Norse settlement in the Faroe Islands can be traced back to sometime between the 9th and 10th centuries, with the first Norsemen on the islands arguably around the late 8th century. Accounts from Irish priests such as Dicuil claim monks were there hundreds of years beforehand.

Settlement

The history of Viking Age settlement of the Faroe Islands comes from the Færeyinga saga, a manuscript that is now lost. Portions of the tale were inscribed in three other sagas, such as Flateyjarbók and Saga of Óláfr Tryggvason. Similar to other sagas, the historical credibility of the Færeyinga saga is often questioned.

Both the Saga of Ólafr Tryggvason and Flateyjarbók claim a man named Grímur Kamban was the first man to discover the Faroe Islands. However, the two sources disagree on the year in which he left and the cause of his departure. Flateyjarbók details the emigration of Grímur Kamban as sometime during the reign of King Harald Hårfagre, between 872 and 930. The Saga of Óláfr Tryggvason indicates that Kamban was residing in the Faroes long before the rule of Harald Hårfagre, and that other Norse were driven to the Faroe Islands due to his chaotic rule.

This mass migration to the Faroe Islands shows a prior knowledge of the location of Norse settlements, furthering the claim of Grímur Kamban's settlement much earlier. While Kamban is recognized as the first Norse settler of the Faroe Islands (although his surname is of Gaelic origin), he actually re-settled the island. Writings from the Papar, an order of Irish monks, indicate their settling of the Faroes long before the Norse set foot there, only leaving due to ongoing Viking raids.

Evidence
Excavation of a Viking Age farm found in the village of Kvívík on the island Streymoy, shows substantial evidence of farming done in a style common to the Faroe Islands. A longhouse was unearthed during an excavation alongside a byre (smaller dwelling intended to house livestock during winter). This find furthers the validity of the sagas by providing an aspect of the agricultural lifestyle being brought from Norway to the Faroe Islands.

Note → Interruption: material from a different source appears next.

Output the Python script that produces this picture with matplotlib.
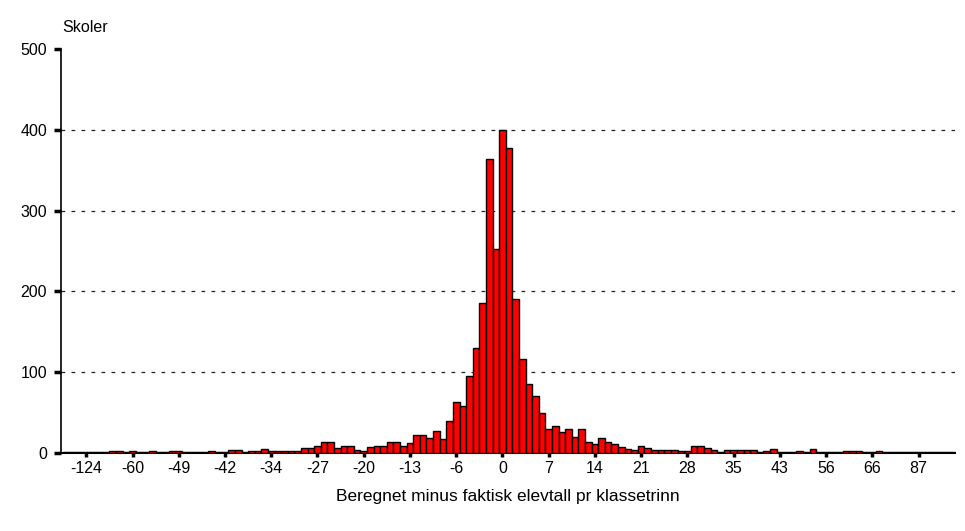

A more complete example of the agricultural Norse lifestyle on the Faroe Islands can be found at Toftanes, where a preserved longhouse was unearthed with its walls intact. The structure was made of stones and earth and measured 20 meters by 5 meters. A byre was attached to the eastern wall of the longhouse and both what has been determined to be an outhouse. Also on the north end was a house layered in old embers and charcoal, this room was determined to be for making fires.

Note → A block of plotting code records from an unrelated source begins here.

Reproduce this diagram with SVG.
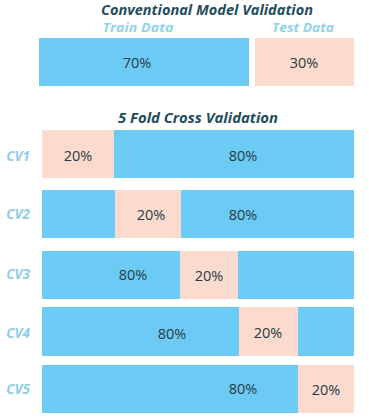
<svg xmlns="http://www.w3.org/2000/svg" width="369" height="420" viewBox="0 0 369 420">
<style>
.train{fill:#6ccbf5}
.test{fill:#fadbcd}
.pct{font-family:"Open Sans","DejaVu Sans",sans-serif;font-size:14.5px;fill:#2a3a44;text-anchor:middle;dominant-baseline:central}
.title{font-family:"Open Sans","DejaVu Sans",sans-serif;font-weight:bold;font-style:italic;font-size:14px;fill:#1e4d5c;text-anchor:middle}
.sub{font-family:"Open Sans","DejaVu Sans",sans-serif;font-weight:bold;font-style:italic;font-size:12.5px;fill:#8fd3ea;text-anchor:middle}
.cv{font-family:"Open Sans","DejaVu Sans",sans-serif;font-weight:bold;font-style:italic;font-size:13.5px;fill:#8fcde3;text-anchor:middle;dominant-baseline:central}
</style>
<rect width="369" height="420" fill="#ffffff"/>
<g id="header">
<text class="title" x="207" y="15" textLength="212" lengthAdjust="spacingAndGlyphs">Conventional Model Validation</text>
<text class="sub" x="138" y="32" textLength="71" lengthAdjust="spacingAndGlyphs">Train Data</text>
<text class="sub" x="303" y="32" textLength="62" lengthAdjust="spacingAndGlyphs">Test Data</text>
</g>
<g id="conventional">
<rect class="train" x="39" y="38" width="210" height="48"/>
<text class="pct" x="137" y="62">70%</text>
<rect class="test" x="255" y="38" width="99" height="48"/>
<text class="pct" x="304" y="62">30%</text>
</g>
<g id="cv-title">
<text class="title" x="198" y="123" textLength="160" lengthAdjust="spacingAndGlyphs">5 Fold Cross Validation</text>
</g>
<g id="cv1">
<text class="cv" x="18" y="156">CV1</text>
<rect class="test" x="42" y="130" width="72" height="48"/>
<rect class="train" x="114" y="130" width="240" height="48"/>
<text class="pct" x="78" y="155">20%</text>
<text class="pct" x="243" y="155">80%</text>
</g>
<g id="cv2">
<text class="cv" x="18" y="214">CV2</text>
<rect class="train" x="42" y="190" width="73" height="48"/>
<rect class="test" x="115" y="190" width="66" height="48"/>
<rect class="train" x="181" y="190" width="173" height="48"/>
<text class="pct" x="151" y="214">20%</text>
<text class="pct" x="243" y="214">80%</text>
</g>
<g id="cv3">
<text class="cv" x="18" y="274">CV3</text>
<rect class="train" x="42" y="251" width="138" height="48"/>
<rect class="test" x="180" y="251" width="58" height="48"/>
<rect class="train" x="238" y="251" width="116" height="48"/>
<text class="pct" x="133" y="274">80%</text>
<text class="pct" x="209" y="275">20%</text>
</g>
<g id="cv4">
<text class="cv" x="18" y="333">CV4</text>
<rect class="train" x="42" y="307" width="197" height="49"/>
<rect class="test" x="239" y="307" width="59" height="49"/>
<rect class="train" x="298" y="307" width="56" height="49"/>
<text class="pct" x="172" y="333">80%</text>
<text class="pct" x="268" y="332">20%</text>
</g>
<g id="cv5">
<text class="cv" x="18" y="389">CV5</text>
<rect class="train" x="42" y="365" width="256" height="48"/>
<rect class="test" x="298" y="365" width="56" height="48"/>
<text class="pct" x="243" y="388">80%</text>
<text class="pct" x="326" y="389">20%</text>
</g>
<g id="connectors"></g>
</svg>
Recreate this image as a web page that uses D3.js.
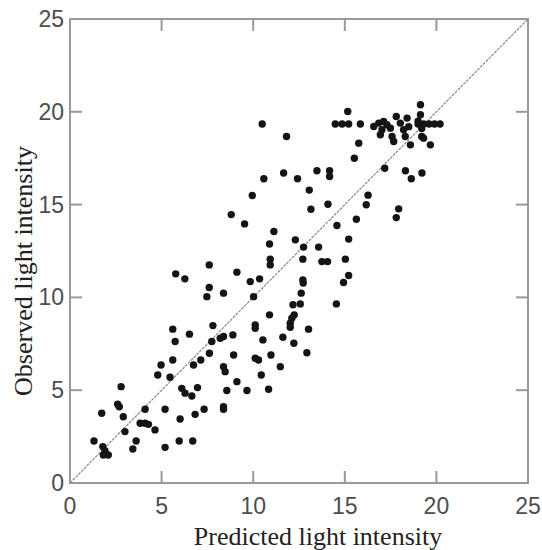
<!DOCTYPE html>
<html lang="en">
<head>
  <meta charset="UTF-8">
  <title>Observed vs predicted light intensity</title>
  <script src="https://d3js.org/d3.v7.min.js"></script>
  <style>
    body {
      margin: 0;
      background: #fff;
    }
    svg {
      display: block;
    }
    .tick-label {
      font-family: "Liberation Sans", Arial, sans-serif;
      font-size: 23px;
      fill: #4d4d4d;
    }
    .axis-title {
      font-family: "Liberation Serif", "DejaVu Serif", serif;
      font-size: 26px;
      fill: #222;
    }
  </style>
</head>
<body>
  <svg id="chart" width="542" height="550"></svg>

  <script>
    // Predicted (x) and observed (y) light intensity
    const predicted = [
      1.31, 1.79, 1.91, 1.82, 2.09, 1.73, 2.6, 2.69, 2.79, 2.91, 3.0, 3.43, 3.61, 3.83, 4.10, 4.28, 4.10, 4.64, 4.79, 4.97,
      5.19, 5.19, 5.46, 5.61, 5.61, 5.74, 5.77, 5.96, 6.01, 6.10, 6.28, 6.27, 6.52, 6.65, 6.70, 6.74, 6.83, 6.96, 7.14, 7.32,
      7.47, 7.60, 7.60, 7.61, 7.74, 7.80,
      8.20, 8.38, 8.38, 8.38, 8.47, 8.38, 8.38, 8.56, 8.80, 8.89, 8.93, 9.11, 9.11, 9.53, 9.66, 9.84, 9.95, 10.02, 10.11, 10.11,
      10.11, 10.29, 10.35, 10.44, 10.49, 10.53, 10.58, 10.84, 10.89, 10.93, 10.93, 10.89, 10.97,
      11.13, 11.48, 11.62, 11.66, 11.82, 12.02, 12.02, 12.11, 12.17, 12.24, 12.22, 12.30, 12.42, 12.57, 12.62, 12.71, 12.73,
      12.71, 12.75, 12.93, 13.02,
      13.06, 13.15, 13.48, 13.57, 13.75, 14.06, 14.08, 14.17, 14.17, 14.48, 14.54, 14.57, 14.85, 14.93, 15.03, 15.16, 15.21,
      15.21, 15.21, 15.52, 15.63, 15.76, 15.85,
      16.17, 16.27, 16.58, 16.85, 17.12, 17.30, 17.03, 16.94, 17.49, 17.58, 17.18, 17.67, 17.81, 17.81, 17.94, 18.03,
      18.21, 18.30, 18.31, 18.40, 18.49, 18.58, 18.63, 19.13, 19.13, 19.21, 19.20, 19.30, 19.67, 19.00, 19.30, 19.60, 19.90,
      20.20, 19.20, 19.00
    ];
    const observed = [
      2.26, 1.96, 1.74, 1.51, 1.51, 3.76, 4.24, 4.11, 5.19, 3.57, 2.77, 1.83, 2.26, 3.22, 3.22, 3.16, 3.97, 2.86, 5.82, 6.36,
      3.97, 1.92, 5.70, 6.63, 8.29, 7.62, 11.27, 2.26, 3.45, 5.10, 4.84, 11.0, 8.02, 4.69, 2.26, 6.36, 3.70, 5.14, 6.63, 3.97,
      10.04, 10.53, 11.75, 6.99, 7.62, 8.48,
      7.80, 7.89, 10.23, 6.27, 6.0, 4.11, 3.97, 4.98, 14.46, 7.98, 6.90, 11.36, 5.46, 13.96, 4.98, 10.85, 15.49, 10.04, 8.52, 8.34,
      6.72, 6.63, 11.0, 5.82, 19.34, 7.71, 16.39, 5.05, 12.88, 12.06, 11.75, 9.06, 6.90,
      13.55, 6.27, 7.85, 16.70, 18.67, 8.39, 8.61, 8.88, 9.60, 9.06, 7.53, 13.10, 16.39, 9.65, 10.23, 10.94, 10.77,
      12.06, 12.71, 7.02, 8.29,
      15.78, 14.75, 16.82, 12.71, 11.93, 11.93, 15.02, 16.82, 16.51, 19.34, 9.65, 13.87, 19.34, 10.80, 12.06, 20.02, 19.34,
      13.14, 11.18, 17.5, 14.21, 18.31, 19.34,
      14.99, 15.51, 19.21, 19.39, 19.48, 19.30, 19.03, 18.76, 19.12, 18.67, 16.96, 18.40, 19.75, 14.30, 14.77, 19.39,
      19.03, 18.67, 16.82, 19.66, 19.20, 18.22, 16.39, 20.38, 19.84, 16.70, 18.67, 18.58, 18.22, 19.34, 19.34, 19.34, 19.34,
      19.34, 19.10, 19.50
    ];

    const tickValues = [0, 5, 10, 15, 20, 25];
    const innerTicks = [5, 10, 15, 20];

    const svg = d3.select("#chart");

    const x = d3.scaleLinear().domain([0, 25]).range([70, 528]);
    const y = d3.scaleLinear().domain([0, 25]).range([483, 19]);

    const points = predicted.map((p, i) => ({ p: p, o: observed[i] }));

    // 1:1 line
    svg.append("line")
      .attr("x1", x(0))
      .attr("y1", y(0))
      .attr("x2", x(25))
      .attr("y2", y(25))
      .attr("stroke", "#8a8a8a")
      .attr("stroke-width", 1.2)
      .attr("stroke-dasharray", "3,1");

    // Points
    svg.append("g")
      .selectAll("circle")
      .data(points)
      .enter().append("circle")
      .attr("cx", d => x(d.p))
      .attr("cy", d => y(d.o))
      .attr("r", 3.7)
      .attr("fill", "#141414");

    // Frame
    svg.append("rect")
      .attr("x", x(0))
      .attr("y", y(25))
      .attr("width", x(25) - x(0))
      .attr("height", y(0) - y(25))
      .attr("fill", "none")
      .attr("stroke", "#999")
      .attr("stroke-width", 2);

    // Inward ticks on all four sides
    const tickLen = 12;
    const tickG = svg.append("g").attr("stroke", "#999").attr("stroke-width", 2);
    innerTicks.forEach(v => {
      tickG.append("line").attr("x1", x(v)).attr("x2", x(v)).attr("y1", y(0)).attr("y2", y(0) - tickLen);
      tickG.append("line").attr("x1", x(v)).attr("x2", x(v)).attr("y1", y(25)).attr("y2", y(25) + tickLen);
      tickG.append("line").attr("y1", y(v)).attr("y2", y(v)).attr("x1", x(0)).attr("x2", x(0) + tickLen);
      tickG.append("line").attr("y1", y(v)).attr("y2", y(v)).attr("x1", x(25)).attr("x2", x(25) - tickLen);
    });

    // Tick labels
    svg.append("g")
      .selectAll("text")
      .data(tickValues)
      .enter().append("text")
      .attr("class", "tick-label")
      .attr("x", d => x(d))
      .attr("y", 514)
      .attr("text-anchor", "middle")
      .text(d => d);

    svg.append("g")
      .selectAll("text")
      .data(tickValues)
      .enter().append("text")
      .attr("class", "tick-label")
      .attr("x", 64)
      .attr("y", d => y(d) + 8)
      .attr("text-anchor", "end")
      .text(d => d);

    // Axis titles
    svg.append("text")
      .attr("class", "axis-title")
      .attr("x", 318)
      .attr("y", 545)
      .attr("text-anchor", "middle")
      .text("Predicted light intensity");

    svg.append("text")
      .attr("class", "axis-title")
      .attr("transform", "translate(32,271) rotate(-90)")
      .attr("text-anchor", "middle")
      .text("Observed light intensity");
  </script>
</body>
</html>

The Sandavágur stone is a runestone discovered in 1917 in Sandvágur. The inscription tells of Torkil Onandarson from Rogaland who first settled that area. The 13th century relic is on display at Sandavágur Church.

Economy
Most of the evidence uncovered suggests that Norse communities residing on the Faroe Islands in the pre-Christian period were based heavily on crop cultivation and raising livestock. Bones of the livestock excavated show they raised sheep, goats, pigs and cows. Reliance on the land is indicated in certain names of settlements. The town of Akraberg (the name akur means cereal field) and Hoyvík (which means hay bay). At Toftanes, materials Norse used for fishing, such as spindle whirls and lineor netsinkers suggesting a utilization of the islands natural resources for goods. Numerous wooden bowls and spoons made from local trees were uncovered as well as basalt and tufa. The Norse were masters of adapting to their surrounding environment and utilizing every resource possible. The settlers at Junkarinsfløttur had a diet heavy with native birds, particularly puffin. Although the Norse did rely heavily on the land of the Faroe Islands, they did not completely sever ties with their native Norway.

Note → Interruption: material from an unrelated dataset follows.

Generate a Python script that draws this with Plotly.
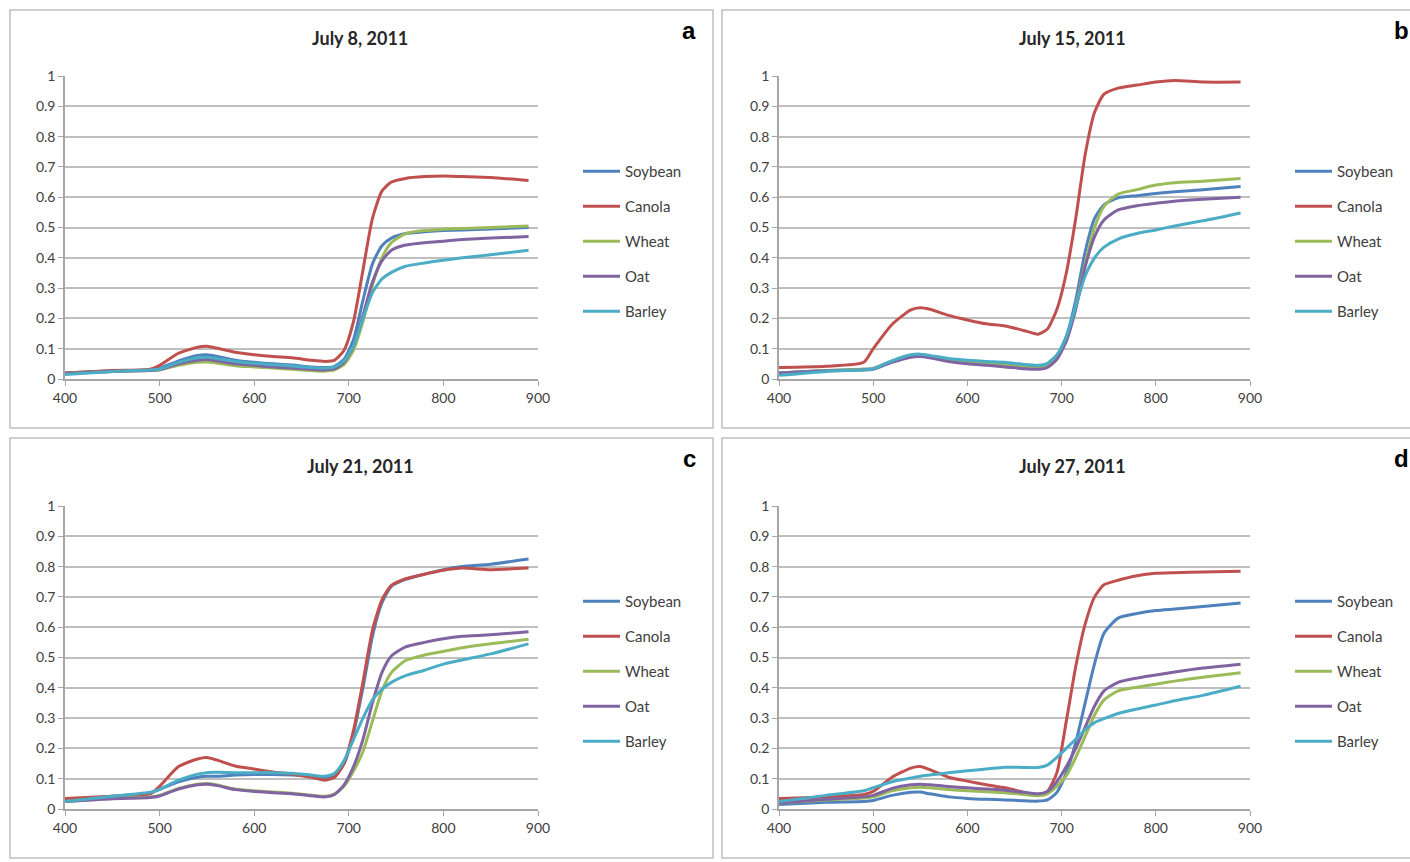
import plotly.graph_objects as go

# wavelength (nm)
wavelength = [400, 450, 490, 500, 520, 540, 550, 560, 580, 600, 620, 640, 660, 675, 685,
              695, 705, 715, 725, 735, 745, 760, 780, 800, 820, 850, 890]

crops = ['Soybean', 'Canola', 'Wheat', 'Oat', 'Barley']
dates = ['July 8, 2011', 'July 15, 2011', 'July 21, 2011', 'July 27, 2011']
letters = ['a', 'b', 'c', 'd']

# July 8
soybean_a = [.020, .027, .030, .035, .060, .078, .080, .075, .062, .055, .050, .046, .040, .038, .042,
             .065, .130, .260, .380, .440, .465, .480, .486, .490, .492, .495, .500]
canola_a = [.020, .028, .032, .045, .085, .105, .108, .102, .088, .080, .074, .070, .062, .058, .062,
            .095, .190, .360, .530, .620, .650, .662, .668, .670, .668, .665, .655]
wheat_a = [.018, .025, .028, .030, .045, .055, .056, .053, .044, .040, .036, .032, .028, .026, .030,
           .048, .095, .190, .310, .400, .450, .480, .490, .494, .497, .500, .505]
oat_a = [.018, .025, .028, .031, .050, .062, .064, .060, .050, .045, .040, .036, .032, .030, .034,
         .055, .110, .210, .320, .390, .425, .442, .450, .455, .460, .465, .470]
barley_a = [.015, .025, .030, .033, .055, .070, .072, .068, .058, .052, .047, .043, .038, .036, .040,
            .060, .110, .200, .285, .330, .352, .372, .383, .392, .400, .410, .425]

# July 15
soybean_b = [.020, .028, .032, .035, .060, .078, .080, .076, .064, .056, .052, .048, .040, .038, .045,
             .075, .140, .260, .420, .530, .575, .598, .605, .612, .618, .625, .635]
canola_b = [.038, .042, .055, .100, .180, .228, .235, .230, .210, .195, .182, .175, .160, .148, .165,
            .230, .350, .530, .740, .880, .940, .960, .970, .980, .985, .980, .980]
wheat_b = [.020, .028, .032, .034, .058, .076, .078, .074, .062, .055, .050, .045, .038, .036, .042,
           .070, .130, .240, .380, .500, .570, .610, .625, .640, .648, .653, .662]
oat_b = [.020, .027, .030, .032, .055, .072, .074, .070, .058, .050, .045, .040, .034, .032, .038,
         .065, .125, .230, .370, .470, .525, .558, .572, .580, .587, .593, .600]
barley_b = [.012, .025, .030, .033, .060, .080, .082, .078, .068, .062, .058, .055, .048, .045, .052,
            .080, .140, .240, .340, .400, .435, .462, .480, .492, .505, .522, .548]

# July 21
soybean_c = [.030, .042, .052, .065, .090, .105, .108, .108, .112, .114, .114, .112, .108, .103, .112,
             .150, .250, .400, .570, .680, .735, .758, .775, .790, .800, .808, .825]
canola_c = [.035, .042, .050, .075, .140, .165, .170, .162, .142, .132, .122, .115, .105, .095, .105,
            .150, .260, .420, .590, .690, .738, .760, .775, .788, .795, .790, .795]
wheat_c = [.025, .035, .040, .045, .068, .082, .084, .080, .066, .060, .056, .052, .046, .042, .050,
           .075, .125, .190, .290, .390, .450, .490, .508, .520, .532, .545, .560]
oat_c = [.025, .034, .038, .043, .066, .080, .082, .078, .064, .058, .054, .050, .044, .040, .048,
         .080, .140, .230, .350, .450, .505, .535, .550, .562, .570, .575, .585]
barley_c = [.025, .042, .055, .065, .095, .115, .120, .121, .120, .120, .120, .118, .112, .108, .118,
            .160, .230, .300, .360, .395, .418, .440, .458, .478, .492, .512, .545]

# July 27
soybean_d = [.015, .022, .025, .028, .045, .055, .056, .050, .040, .035, .032, .030, .027, .026, .030,
             .055, .120, .220, .350, .480, .580, .630, .645, .655, .660, .668, .680]
canola_d = [.035, .040, .048, .058, .105, .135, .140, .130, .105, .092, .080, .070, .055, .045, .058,
            .120, .290, .470, .610, .700, .740, .755, .770, .778, .780, .782, .785]
wheat_d = [.020, .030, .036, .040, .060, .070, .072, .070, .064, .060, .057, .054, .048, .044, .050,
           .075, .110, .170, .240, .310, .360, .390, .402, .412, .422, .435, .450]
oat_d = [.020, .032, .040, .045, .068, .080, .082, .080, .074, .070, .066, .062, .055, .050, .058,
         .090, .140, .200, .270, .340, .390, .418, .432, .442, .452, .465, .478]
barley_d = [.025, .045, .060, .070, .090, .102, .108, .112, .120, .126, .132, .138, .137, .137, .145,
            .170, .200, .230, .262, .285, .298, .315, .330, .343, .357, .375, .405]

panels = [
    [soybean_a, canola_a, wheat_a, oat_a, barley_a],
    [soybean_b, canola_b, wheat_b, oat_b, barley_b],
    [soybean_c, canola_c, wheat_c, oat_c, barley_c],
    [soybean_d, canola_d, wheat_d, oat_d, barley_d],
]

colors = ['#4F81BD', '#C0504D', '#9BBB59', '#8064A2', '#4BACC6']

W, H = 1410, 862
FONT = 'Lato, Carlito, Calibri, sans-serif'


def px(x):
    return x / W


def py(y):
    return 1 - y / H


# plot areas (left, right, top, bottom) in pixels
areas = [(65, 538, 76, 379), (779, 1250, 76, 379),
         (65, 538, 506, 809), (779, 1250, 506, 809)]
boxes = [(10, 713, 10, 428), (722, 1425, 10, 428),
         (10, 713, 438, 858), (722, 1425, 438, 858)]
legend_pos = [(578, 155), (1290, 155), (578, 585), (1290, 585)]

fig = go.Figure()
layout = {}
shapes = []
annotations = []

for i, series in enumerate(panels):
    n = '' if i == 0 else str(i + 1)
    leg = 'legend' + n
    for crop, vals, col in zip(crops, series, colors):
        fig.add_trace(go.Scatter(
            x=wavelength, y=vals, name=crop, mode='lines',
            line=dict(color=col, width=3, shape='spline', smoothing=0.6),
            xaxis='x' + n, yaxis='y' + n, legend=leg,
            legendgroup=f'{crop}{i}',
        ))
    l, r, t, b = areas[i]
    layout['xaxis' + n] = dict(
        domain=[px(l), px(r)], anchor='y' + n, range=[400, 900], dtick=100,
        showgrid=False, showline=True, linecolor='#A6A6A6', linewidth=1.5,
        ticks='outside', ticklen=5, tickcolor='#A6A6A6', zeroline=False,
        tickfont=dict(family=FONT, size=14, color='#404040'),
    )
    layout['yaxis' + n] = dict(
        domain=[py(b), py(t)], anchor='x' + n, range=[0, 1], dtick=0.1,
        showgrid=True, gridcolor='#BFBFBF', gridwidth=2,
        showline=True, linecolor='#A6A6A6', linewidth=1.5,
        ticks='outside', ticklen=5, tickcolor='#A6A6A6', zeroline=False,
        tickfont=dict(family=FONT, size=14, color='#404040'),
    )
    lx, ly = legend_pos[i]
    layout[leg] = dict(
        x=px(lx), y=py(ly), xanchor='left', yanchor='top',
        font=dict(family=FONT, size=15, color='#404040'),
        bgcolor='rgba(0,0,0,0)', itemwidth=37, tracegroupgap=12.5,
    )
    bl, br, bt, bb = boxes[i]
    shapes.append(dict(type='rect', xref='paper', yref='paper',
                       x0=px(bl), x1=px(br), y0=py(bb), y1=py(bt),
                       line=dict(color='#BFBFBF', width=1.5)))
    annotations.append(dict(
        text=f'<b>{dates[i]}</b>', xref='paper', yref='paper',
        x=px(bl + 350), y=py(bt + 28), xanchor='center', yanchor='middle',
        showarrow=False, font=dict(family=FONT, size=18, color='#262626'),
    ))
    annotations.append(dict(
        text=f'<b>{letters[i]}</b>', xref='paper', yref='paper',
        x=px(bl + 679), y=py(bt + 20), xanchor='center', yanchor='middle',
        showarrow=False, font=dict(family='Arial, sans-serif', size=24, color='#000000'),
    ))

fig.update_layout(
    width=W, height=H,
    margin=dict(l=0, r=0, t=0, b=0, autoexpand=False),
    paper_bgcolor='white', plot_bgcolor='white',
    shapes=shapes, annotations=annotations,
    **layout,
)

fig.write_html('out.html', config={'displayModeBar': False},
               post_script="document.body.style.margin='0';")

Even though many of the Norse settlements on the Faroe Islands were supposed to be due to the tyrannical reign Harald Hårfagre, the Norse still maintained contact with Scandinavia via trade. At Toftanes, a large quantity of steatite was unearthed in the form of fragments of bowls and saucepans. Steatite is not a material local to the Faroe Islands, but rather from Norway. In addition, due to difficulties with barley production, a community in Sandur is shown to have imported barley from Scandinavia. The Norse communities were not only in contact with Scandinavia. Two Hiberno-Norse ring pins and a Jewish bracelet identified as being from the Irish Sea region were discovered at Toftanes. The Norse who settled at the Faroe Islands appeared to have maintained the tradition of mercantilism throughout the Atlantic.